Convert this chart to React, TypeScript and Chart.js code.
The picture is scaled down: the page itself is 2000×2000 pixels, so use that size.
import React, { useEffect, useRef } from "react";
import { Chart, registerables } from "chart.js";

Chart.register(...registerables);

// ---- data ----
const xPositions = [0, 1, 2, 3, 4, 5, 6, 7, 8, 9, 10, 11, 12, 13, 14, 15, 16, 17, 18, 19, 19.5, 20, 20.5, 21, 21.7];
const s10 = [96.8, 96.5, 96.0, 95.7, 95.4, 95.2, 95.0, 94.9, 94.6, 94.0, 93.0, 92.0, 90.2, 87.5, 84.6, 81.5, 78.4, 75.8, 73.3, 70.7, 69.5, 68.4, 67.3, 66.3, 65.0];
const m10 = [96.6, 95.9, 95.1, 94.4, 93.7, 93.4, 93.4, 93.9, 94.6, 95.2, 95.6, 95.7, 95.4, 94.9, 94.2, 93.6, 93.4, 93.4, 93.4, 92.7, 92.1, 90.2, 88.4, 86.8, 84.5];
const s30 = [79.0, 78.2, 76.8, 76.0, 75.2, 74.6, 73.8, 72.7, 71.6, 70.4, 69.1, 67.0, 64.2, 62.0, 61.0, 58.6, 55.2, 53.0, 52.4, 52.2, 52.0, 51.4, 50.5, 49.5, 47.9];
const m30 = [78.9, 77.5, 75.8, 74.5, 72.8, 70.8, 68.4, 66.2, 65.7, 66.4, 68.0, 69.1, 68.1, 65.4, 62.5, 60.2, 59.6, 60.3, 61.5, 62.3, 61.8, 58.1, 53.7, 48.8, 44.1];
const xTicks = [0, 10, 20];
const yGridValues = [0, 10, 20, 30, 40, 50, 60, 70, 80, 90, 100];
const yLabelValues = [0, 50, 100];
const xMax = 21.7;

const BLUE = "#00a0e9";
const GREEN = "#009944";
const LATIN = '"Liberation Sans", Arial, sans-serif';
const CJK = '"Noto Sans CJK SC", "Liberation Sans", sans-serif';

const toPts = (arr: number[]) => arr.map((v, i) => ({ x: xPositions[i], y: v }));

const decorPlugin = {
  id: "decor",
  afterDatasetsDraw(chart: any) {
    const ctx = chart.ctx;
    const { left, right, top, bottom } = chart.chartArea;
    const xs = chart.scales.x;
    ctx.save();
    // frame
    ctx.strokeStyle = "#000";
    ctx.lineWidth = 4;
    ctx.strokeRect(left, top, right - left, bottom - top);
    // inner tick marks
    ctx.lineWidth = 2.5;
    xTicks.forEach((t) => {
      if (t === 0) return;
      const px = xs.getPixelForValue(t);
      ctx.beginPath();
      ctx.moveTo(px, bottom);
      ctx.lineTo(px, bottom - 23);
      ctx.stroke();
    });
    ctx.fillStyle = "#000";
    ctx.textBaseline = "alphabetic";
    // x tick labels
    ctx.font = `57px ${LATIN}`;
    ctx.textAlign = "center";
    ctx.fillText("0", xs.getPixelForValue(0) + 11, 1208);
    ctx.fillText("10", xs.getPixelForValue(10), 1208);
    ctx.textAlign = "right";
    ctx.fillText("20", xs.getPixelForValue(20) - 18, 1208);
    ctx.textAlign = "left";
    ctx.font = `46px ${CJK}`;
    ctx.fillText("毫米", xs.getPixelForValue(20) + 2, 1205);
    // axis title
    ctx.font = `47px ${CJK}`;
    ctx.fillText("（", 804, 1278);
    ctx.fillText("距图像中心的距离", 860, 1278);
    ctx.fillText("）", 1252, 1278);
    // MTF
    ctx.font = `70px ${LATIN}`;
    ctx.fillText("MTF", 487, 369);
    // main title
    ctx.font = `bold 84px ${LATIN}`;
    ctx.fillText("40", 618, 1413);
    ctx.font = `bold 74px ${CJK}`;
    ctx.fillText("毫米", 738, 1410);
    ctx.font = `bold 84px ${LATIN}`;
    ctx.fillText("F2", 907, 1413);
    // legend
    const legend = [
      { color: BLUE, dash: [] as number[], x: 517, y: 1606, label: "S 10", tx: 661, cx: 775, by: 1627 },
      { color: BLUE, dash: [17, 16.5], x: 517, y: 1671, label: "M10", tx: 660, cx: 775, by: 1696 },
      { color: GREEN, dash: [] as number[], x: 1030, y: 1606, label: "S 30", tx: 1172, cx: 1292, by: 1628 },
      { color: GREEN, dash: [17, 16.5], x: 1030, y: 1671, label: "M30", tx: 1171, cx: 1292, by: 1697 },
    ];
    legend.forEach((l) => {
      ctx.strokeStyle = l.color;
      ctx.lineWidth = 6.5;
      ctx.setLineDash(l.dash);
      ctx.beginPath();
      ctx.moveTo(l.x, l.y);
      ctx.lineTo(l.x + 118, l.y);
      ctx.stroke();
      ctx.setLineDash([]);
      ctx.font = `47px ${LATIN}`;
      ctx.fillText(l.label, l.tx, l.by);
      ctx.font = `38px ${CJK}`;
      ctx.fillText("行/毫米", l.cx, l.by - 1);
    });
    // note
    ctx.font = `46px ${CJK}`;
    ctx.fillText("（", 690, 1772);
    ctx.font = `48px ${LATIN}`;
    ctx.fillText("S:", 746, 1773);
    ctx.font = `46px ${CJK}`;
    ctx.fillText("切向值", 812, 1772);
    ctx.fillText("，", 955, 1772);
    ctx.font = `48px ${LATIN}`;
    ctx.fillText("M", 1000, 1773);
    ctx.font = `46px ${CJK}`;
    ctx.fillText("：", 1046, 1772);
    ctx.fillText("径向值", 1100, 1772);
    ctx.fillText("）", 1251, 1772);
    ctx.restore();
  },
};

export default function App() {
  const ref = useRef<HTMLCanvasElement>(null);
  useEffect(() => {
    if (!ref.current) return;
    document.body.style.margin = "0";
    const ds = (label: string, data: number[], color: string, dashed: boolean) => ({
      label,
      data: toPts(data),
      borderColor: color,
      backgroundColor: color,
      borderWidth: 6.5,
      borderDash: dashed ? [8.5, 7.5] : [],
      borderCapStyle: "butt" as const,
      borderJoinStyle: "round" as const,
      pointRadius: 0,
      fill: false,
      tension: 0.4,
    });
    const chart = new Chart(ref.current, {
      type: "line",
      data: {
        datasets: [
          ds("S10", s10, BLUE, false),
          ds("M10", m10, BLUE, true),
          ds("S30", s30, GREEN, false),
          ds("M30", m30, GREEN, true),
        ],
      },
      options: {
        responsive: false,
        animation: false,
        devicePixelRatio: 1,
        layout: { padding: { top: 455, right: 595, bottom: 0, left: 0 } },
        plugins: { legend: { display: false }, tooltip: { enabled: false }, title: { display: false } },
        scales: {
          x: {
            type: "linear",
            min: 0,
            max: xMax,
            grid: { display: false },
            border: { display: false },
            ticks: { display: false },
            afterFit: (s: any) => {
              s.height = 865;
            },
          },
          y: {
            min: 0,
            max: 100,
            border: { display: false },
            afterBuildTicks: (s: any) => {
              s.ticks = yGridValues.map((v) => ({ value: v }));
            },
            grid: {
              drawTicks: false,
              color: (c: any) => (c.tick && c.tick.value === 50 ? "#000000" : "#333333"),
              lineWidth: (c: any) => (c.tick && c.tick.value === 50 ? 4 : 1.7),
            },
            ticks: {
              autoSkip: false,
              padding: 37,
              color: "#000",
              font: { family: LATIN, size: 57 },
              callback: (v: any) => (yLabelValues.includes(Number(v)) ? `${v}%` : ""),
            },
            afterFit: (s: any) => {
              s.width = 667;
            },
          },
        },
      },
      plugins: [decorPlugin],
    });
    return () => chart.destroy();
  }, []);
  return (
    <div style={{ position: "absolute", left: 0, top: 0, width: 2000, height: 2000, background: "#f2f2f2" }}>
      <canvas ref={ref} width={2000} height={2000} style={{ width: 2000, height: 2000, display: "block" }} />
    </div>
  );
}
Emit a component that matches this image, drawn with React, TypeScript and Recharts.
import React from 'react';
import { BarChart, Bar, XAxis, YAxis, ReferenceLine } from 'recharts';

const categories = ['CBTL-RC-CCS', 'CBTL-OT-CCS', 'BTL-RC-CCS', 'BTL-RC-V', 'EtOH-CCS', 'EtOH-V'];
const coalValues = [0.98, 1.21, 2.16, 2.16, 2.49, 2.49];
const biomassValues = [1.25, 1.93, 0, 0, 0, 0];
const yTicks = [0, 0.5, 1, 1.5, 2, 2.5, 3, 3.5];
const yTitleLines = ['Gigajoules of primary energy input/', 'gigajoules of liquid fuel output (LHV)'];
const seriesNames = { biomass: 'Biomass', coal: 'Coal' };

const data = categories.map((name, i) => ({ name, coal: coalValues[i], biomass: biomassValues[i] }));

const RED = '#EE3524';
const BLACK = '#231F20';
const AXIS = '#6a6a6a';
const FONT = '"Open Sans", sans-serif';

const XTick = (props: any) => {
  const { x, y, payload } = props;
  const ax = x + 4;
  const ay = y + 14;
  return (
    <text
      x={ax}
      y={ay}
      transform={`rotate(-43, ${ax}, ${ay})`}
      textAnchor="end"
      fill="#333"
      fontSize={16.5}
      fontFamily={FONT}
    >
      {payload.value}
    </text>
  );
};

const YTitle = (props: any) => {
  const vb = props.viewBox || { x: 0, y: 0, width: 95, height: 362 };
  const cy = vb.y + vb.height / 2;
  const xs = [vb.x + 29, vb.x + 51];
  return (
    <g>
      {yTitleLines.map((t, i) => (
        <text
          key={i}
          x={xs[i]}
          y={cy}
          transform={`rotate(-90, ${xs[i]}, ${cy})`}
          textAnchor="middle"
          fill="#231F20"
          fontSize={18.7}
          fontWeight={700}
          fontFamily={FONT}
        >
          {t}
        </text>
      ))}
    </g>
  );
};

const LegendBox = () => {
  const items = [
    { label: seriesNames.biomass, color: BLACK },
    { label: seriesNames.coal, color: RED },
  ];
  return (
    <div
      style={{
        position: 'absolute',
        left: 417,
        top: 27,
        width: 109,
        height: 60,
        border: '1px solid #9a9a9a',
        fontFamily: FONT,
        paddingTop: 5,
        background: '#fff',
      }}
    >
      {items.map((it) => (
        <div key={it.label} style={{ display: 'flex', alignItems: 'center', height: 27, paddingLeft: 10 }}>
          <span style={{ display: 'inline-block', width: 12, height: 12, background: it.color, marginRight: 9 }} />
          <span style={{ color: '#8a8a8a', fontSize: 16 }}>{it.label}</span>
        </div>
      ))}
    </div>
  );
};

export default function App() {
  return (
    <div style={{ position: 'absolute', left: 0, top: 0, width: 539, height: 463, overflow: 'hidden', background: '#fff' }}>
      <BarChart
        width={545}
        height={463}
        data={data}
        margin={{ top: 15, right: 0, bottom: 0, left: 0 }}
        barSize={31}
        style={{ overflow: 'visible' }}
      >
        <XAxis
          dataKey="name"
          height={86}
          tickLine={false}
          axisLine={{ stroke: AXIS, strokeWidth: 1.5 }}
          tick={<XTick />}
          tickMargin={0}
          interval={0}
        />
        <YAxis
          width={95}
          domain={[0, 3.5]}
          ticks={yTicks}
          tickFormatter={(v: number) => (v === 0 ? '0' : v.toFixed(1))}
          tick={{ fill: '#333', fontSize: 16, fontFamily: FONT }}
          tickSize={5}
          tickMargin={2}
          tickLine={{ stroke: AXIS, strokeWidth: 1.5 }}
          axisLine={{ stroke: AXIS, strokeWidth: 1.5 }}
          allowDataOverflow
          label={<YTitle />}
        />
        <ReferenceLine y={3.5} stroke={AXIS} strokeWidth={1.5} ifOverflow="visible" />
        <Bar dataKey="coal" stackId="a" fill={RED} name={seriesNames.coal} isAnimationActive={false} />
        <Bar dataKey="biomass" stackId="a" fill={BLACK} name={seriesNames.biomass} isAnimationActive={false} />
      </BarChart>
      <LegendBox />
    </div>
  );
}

TO DO: Repeat word for word every line from the start of the entries to the line holding "const toPts = (arr: number[])", inclusive, and nothing else.

THE COMPLETED TASK:
Convert this chart to React, TypeScript and Chart.js code.
The picture is scaled down: the page itself is 2000×2000 pixels, so use that size.
import React, { useEffect, useRef } from "react";
import { Chart, registerables } from "chart.js";

Chart.register(...registerables);

// ---- data ----
const xPositions = [0, 1, 2, 3, 4, 5, 6, 7, 8, 9, 10, 11, 12, 13, 14, 15, 16, 17, 18, 19, 19.5, 20, 20.5, 21, 21.7];
const s10 = [96.8, 96.5, 96.0, 95.7, 95.4, 95.2, 95.0, 94.9, 94.6, 94.0, 93.0, 92.0, 90.2, 87.5, 84.6, 81.5, 78.4, 75.8, 73.3, 70.7, 69.5, 68.4, 67.3, 66.3, 65.0];
const m10 = [96.6, 95.9, 95.1, 94.4, 93.7, 93.4, 93.4, 93.9, 94.6, 95.2, 95.6, 95.7, 95.4, 94.9, 94.2, 93.6, 93.4, 93.4, 93.4, 92.7, 92.1, 90.2, 88.4, 86.8, 84.5];
const s30 = [79.0, 78.2, 76.8, 76.0, 75.2, 74.6, 73.8, 72.7, 71.6, 70.4, 69.1, 67.0, 64.2, 62.0, 61.0, 58.6, 55.2, 53.0, 52.4, 52.2, 52.0, 51.4, 50.5, 49.5, 47.9];
const m30 = [78.9, 77.5, 75.8, 74.5, 72.8, 70.8, 68.4, 66.2, 65.7, 66.4, 68.0, 69.1, 68.1, 65.4, 62.5, 60.2, 59.6, 60.3, 61.5, 62.3, 61.8, 58.1, 53.7, 48.8, 44.1];
const xTicks = [0, 10, 20];
const yGridValues = [0, 10, 20, 30, 40, 50, 60, 70, 80, 90, 100];
const yLabelValues = [0, 50, 100];
const xMax = 21.7;

const BLUE = "#00a0e9";
const GREEN = "#009944";
const LATIN = '"Liberation Sans", Arial, sans-serif';
const CJK = '"Noto Sans CJK SC", "Liberation Sans", sans-serif';

const toPts = (arr: number[]) => arr.map((v, i) => ({ x: xPositions[i], y: v }));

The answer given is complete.